Dans cet oratorio de la Passion, le personnage de Pierre est traité avec importance. Au ténor Samuel Boden revient ce rôle particulièrement riche en intentions dramatiques, allant de la colère à la honte puis à la repentance « sévère ». De sa voix nuancée au timbre clair, le chanteur alterne des phrasés tantôt staccato, tantôt legato avec aisance. Les vocalises sont fluides, agrémentées d’un léger vibrato. Convainquant vocalement ainsi que par sa présence scénique, il manque cependant d’un peu de projection, notamment dans les interjections ainsi que de soutien dans les vocalises longues lorsqu’il intervient au dernier tableau dans le rôle du Capitaine des gardes, racontant le déchaînement de la Terre, endeuillée à la mort du Christ.
Un épisode est également consacré au personnage de Judas, incarné par la mezzo Blandine De Sansal. Elle décrit de sa voix poignante les affres d’un homme maudit dans un récit au phrasé conduit jusqu’au moindre détail, faisant frissonner le public dans son air (avec cuivres) presqu’opératique « ne laissez pas passer cet acte inaperçu ». Elle bascule dans le drame, endosse le rôle de meurtrier, de traître avec des intonations et une expressivité propres à une tragédienne. Elle enchaîne grandes vocalises, silences éloquents, phrases lyriques conduisant vers des graves sonores et charnus. Dotée d’un double rôle (une âme croyante), elle intervient également lors de la mort du Christ. Elle fait preuve d’un grand sens de la rhétorique en modifiant les couleurs de sa voix lorsqu’elle évoque le soleil blêmissant puis l’obscurité s’intensifiant au moment où le Christ rend l’âme. Tout est alors accompli.
Lors du récit de la crucifixion de Jésus à Golgotha, la figure de la Vierge apparaît. Interprétée par Céline Scheen, elle livre un duo particulièrement émouvant avec Henk Neven (Jésus) lorsqu’elle comprend que celui qui est condamné est son fils. Également une âme fidèle, elle intervient à plusieurs reprises, toujours avec une grande intensité et une présence scénique magnétique. A elle revient le récit de la flagellation au texte expressionniste où elle colore et nuance les inflexions de sa voix avec subtilité pour suggérer l’image du dos aux couleurs vives ressemblant au ciel.
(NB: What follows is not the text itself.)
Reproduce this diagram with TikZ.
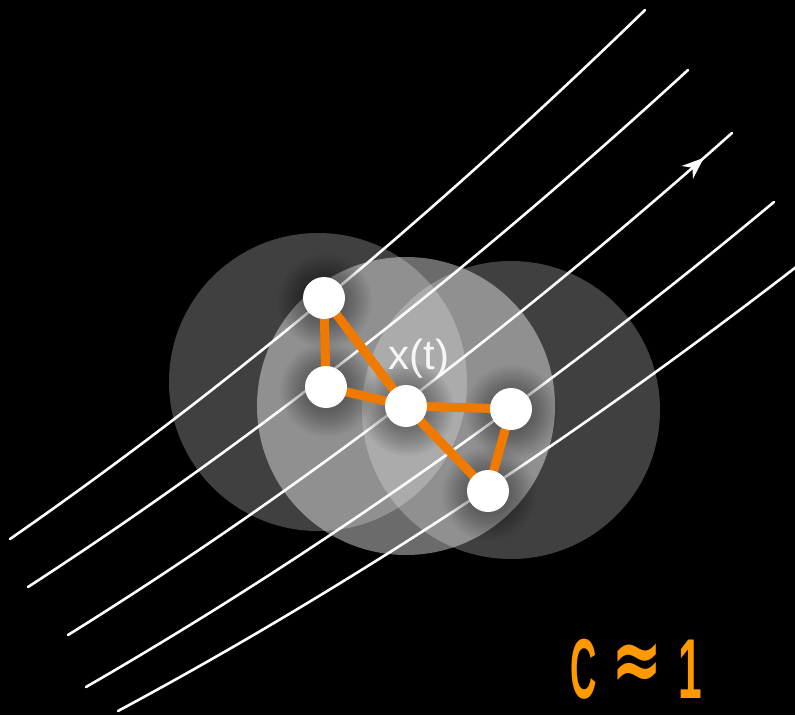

D’autres personnages du drame (Jacob, Caïphe) sont interprétés par Geoffroy Buffière. « Un ver veut abîmer le Créateur » déclare-t-il de sa voix sonore aux graves affirmés, suffisamment convaincante pour comprendre qu’il est l’accusateur.
Enfin, le rôle conséquent accordé à la Fille de Sion (symbolique de l’Eglise) portant le regard du fidèle sur le drame qui se déroule, revient à Catherine Trottmann. Dans la grande variété de ses airs, les phrasés sont diversifiés, alternant les couleurs allant du timbre sombre de sa voix de mezzo pour décrire l’effroi devant le calvaire ou au contraire des aigus lumineux pour exprimer l’extase face à la beauté du sacrifice. Dans l’air conclusif « essuie les larmes acérées », la voix éclate aux sons des trompettes, les aigus sont faciles, les vocalises fusent, le joli vibrato agrémente les notes de fin de phrase, prouesse exécutée sans aucune trace de fatigue. Avec Céline Scheen et Blandine De Sansal, toutes trois impressionnent dans le trio des trois âmes croyantes, décrivant l’effroi suscité au moment de la mort du Christ jusqu’à utiliser des voix légèrement rauques dans le registre grave.
Les voix lumineuses de Sylvie Becdelièvre, Aurélie Castagnol et Marie Roullon surgissent un instant du chœur pour assurer le rôle des trois servantes tout comme celle de Jean-Jacques L’Anthoën, affirmée et sonore pour les petits rôles de Jean et d’un valet.
Le chœur Mélisme(s), toujours bien préparé par leur chef Gildas Pungier, déroule les chorals tantôt majestueux, tantôt recueillis ou devient la foule vociférant. Les départs sont précis, les échanges avec les solistes également, les nuances soignées, avec clarté et sans effets exagérés.
Damien Guillon, à la direction précise et attentionnée, tire de son ensemble Le Banquet Céleste le meilleur de ses membres, chacun se saisissant de la musique de Telemann avec un geste sûr, quelle que soit l’intention dramatique nécessaire, se livrant ainsi à quelques expérimentations voulues par le compositeur comme le jeu de l’archet des violonistes sur le chevalet pour illustrer les pointes cruelles des épines sur la tête de Jésus. De nombreux solos permettent aux instrumentistes d’être mis en valeur et chacun d’entre eux le fait avec conviction.
Le public visiblement ému, empli de gratitude, remercie par de chaleureux applaudissements Damien Guillon et l’ensemble de ses disciples.